## JOB
Every line from the one holding "Write the D3.js code for this chart." through the one holding "const y = d3.scaleLinear().domain([-8, 12]).range([B, T]);" should be returned exactly, both included; the pictures should not.

## PROVIDED ENTRIES
--------------------------------------------------
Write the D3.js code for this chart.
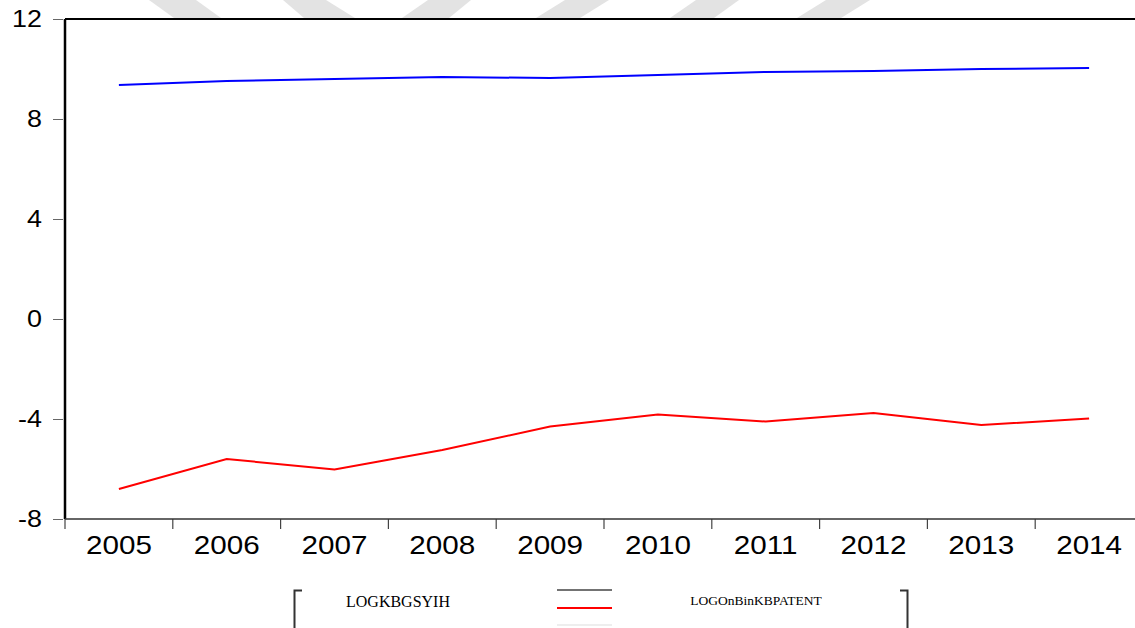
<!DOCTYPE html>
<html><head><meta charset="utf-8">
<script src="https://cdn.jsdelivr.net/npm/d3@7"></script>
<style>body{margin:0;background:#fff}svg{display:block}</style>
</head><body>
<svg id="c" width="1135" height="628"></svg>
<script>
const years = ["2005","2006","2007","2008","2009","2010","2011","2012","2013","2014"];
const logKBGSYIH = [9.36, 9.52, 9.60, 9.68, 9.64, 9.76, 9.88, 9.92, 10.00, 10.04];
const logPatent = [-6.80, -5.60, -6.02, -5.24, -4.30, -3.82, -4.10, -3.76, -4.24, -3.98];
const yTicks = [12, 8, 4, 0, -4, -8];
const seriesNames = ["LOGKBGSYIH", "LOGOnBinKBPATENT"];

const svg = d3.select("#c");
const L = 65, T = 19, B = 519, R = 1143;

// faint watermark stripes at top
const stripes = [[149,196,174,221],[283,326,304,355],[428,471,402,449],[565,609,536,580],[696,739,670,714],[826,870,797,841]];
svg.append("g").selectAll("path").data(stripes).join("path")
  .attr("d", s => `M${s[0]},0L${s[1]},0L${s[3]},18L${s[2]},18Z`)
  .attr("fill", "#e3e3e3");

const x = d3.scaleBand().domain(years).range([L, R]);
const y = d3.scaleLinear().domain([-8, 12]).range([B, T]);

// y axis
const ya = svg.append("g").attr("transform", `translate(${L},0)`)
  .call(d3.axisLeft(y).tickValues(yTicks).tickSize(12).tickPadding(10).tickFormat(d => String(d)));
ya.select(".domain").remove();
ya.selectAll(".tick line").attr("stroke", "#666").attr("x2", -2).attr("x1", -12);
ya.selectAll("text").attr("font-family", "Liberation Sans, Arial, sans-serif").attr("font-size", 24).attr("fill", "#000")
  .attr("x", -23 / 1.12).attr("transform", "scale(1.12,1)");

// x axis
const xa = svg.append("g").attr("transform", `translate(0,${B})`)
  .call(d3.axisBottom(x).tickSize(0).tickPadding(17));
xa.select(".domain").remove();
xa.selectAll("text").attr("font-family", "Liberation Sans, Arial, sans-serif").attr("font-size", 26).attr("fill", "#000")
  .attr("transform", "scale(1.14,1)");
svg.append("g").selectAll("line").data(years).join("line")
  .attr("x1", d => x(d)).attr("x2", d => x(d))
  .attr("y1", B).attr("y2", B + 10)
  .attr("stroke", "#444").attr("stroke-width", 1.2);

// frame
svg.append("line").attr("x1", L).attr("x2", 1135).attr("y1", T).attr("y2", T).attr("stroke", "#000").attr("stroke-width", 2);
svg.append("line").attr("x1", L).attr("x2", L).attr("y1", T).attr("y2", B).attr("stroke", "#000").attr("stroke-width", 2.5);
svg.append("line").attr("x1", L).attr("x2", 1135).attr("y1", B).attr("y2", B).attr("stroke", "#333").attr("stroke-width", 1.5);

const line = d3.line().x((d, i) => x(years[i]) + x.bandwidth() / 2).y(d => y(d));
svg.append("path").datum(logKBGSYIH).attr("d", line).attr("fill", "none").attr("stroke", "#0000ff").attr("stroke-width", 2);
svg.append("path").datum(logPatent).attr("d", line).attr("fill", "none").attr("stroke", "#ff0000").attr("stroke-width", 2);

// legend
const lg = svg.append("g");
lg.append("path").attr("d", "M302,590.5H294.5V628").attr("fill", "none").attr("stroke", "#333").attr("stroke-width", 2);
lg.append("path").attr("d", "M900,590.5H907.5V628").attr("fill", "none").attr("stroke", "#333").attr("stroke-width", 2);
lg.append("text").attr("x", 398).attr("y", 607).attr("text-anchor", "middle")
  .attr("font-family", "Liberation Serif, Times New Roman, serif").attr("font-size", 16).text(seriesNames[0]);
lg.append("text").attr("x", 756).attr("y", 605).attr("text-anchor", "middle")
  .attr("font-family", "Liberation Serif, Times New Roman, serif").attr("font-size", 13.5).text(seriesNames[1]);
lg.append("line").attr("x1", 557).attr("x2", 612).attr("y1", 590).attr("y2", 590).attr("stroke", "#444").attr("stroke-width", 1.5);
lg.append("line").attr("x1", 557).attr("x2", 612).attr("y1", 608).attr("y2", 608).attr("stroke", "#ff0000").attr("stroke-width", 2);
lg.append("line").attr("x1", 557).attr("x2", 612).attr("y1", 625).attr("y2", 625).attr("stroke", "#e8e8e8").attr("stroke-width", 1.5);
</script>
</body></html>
--------------------------------------------------
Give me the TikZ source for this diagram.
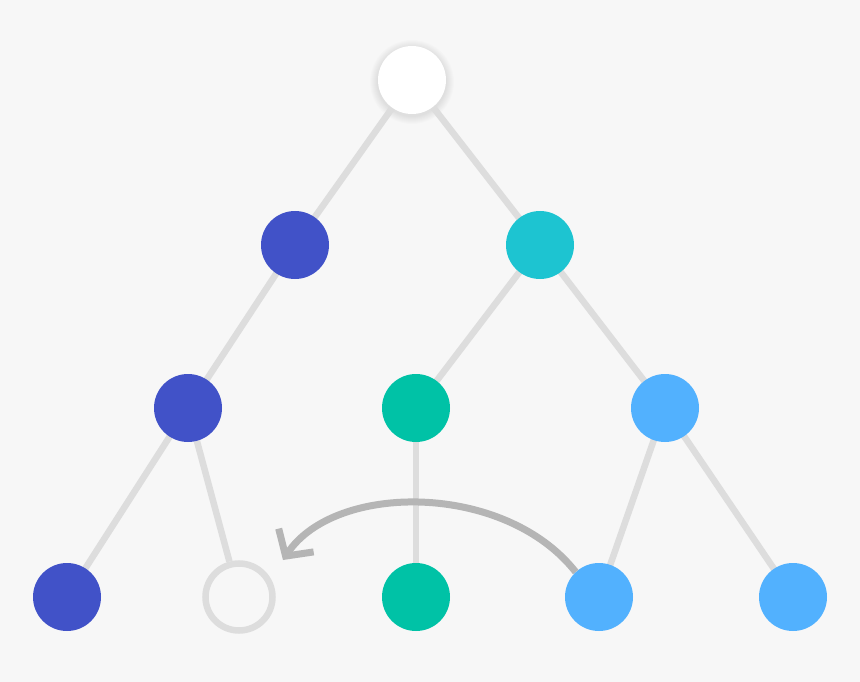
--------------------------------------------------
## TASK RESULT
Write the D3.js code for this chart.
<!DOCTYPE html>
<html><head><meta charset="utf-8">
<script src="https://cdn.jsdelivr.net/npm/d3@7"></script>
<style>body{margin:0;background:#fff}svg{display:block}</style>
</head><body>
<svg id="c" width="1135" height="628"></svg>
<script>
const years = ["2005","2006","2007","2008","2009","2010","2011","2012","2013","2014"];
const logKBGSYIH = [9.36, 9.52, 9.60, 9.68, 9.64, 9.76, 9.88, 9.92, 10.00, 10.04];
const logPatent = [-6.80, -5.60, -6.02, -5.24, -4.30, -3.82, -4.10, -3.76, -4.24, -3.98];
const yTicks = [12, 8, 4, 0, -4, -8];
const seriesNames = ["LOGKBGSYIH", "LOGOnBinKBPATENT"];

const svg = d3.select("#c");
const L = 65, T = 19, B = 519, R = 1143;

// faint watermark stripes at top
const stripes = [[149,196,174,221],[283,326,304,355],[428,471,402,449],[565,609,536,580],[696,739,670,714],[826,870,797,841]];
svg.append("g").selectAll("path").data(stripes).join("path")
  .attr("d", s => `M${s[0]},0L${s[1]},0L${s[3]},18L${s[2]},18Z`)
  .attr("fill", "#e3e3e3");

const x = d3.scaleBand().domain(years).range([L, R]);
const y = d3.scaleLinear().domain([-8, 12]).range([B, T]);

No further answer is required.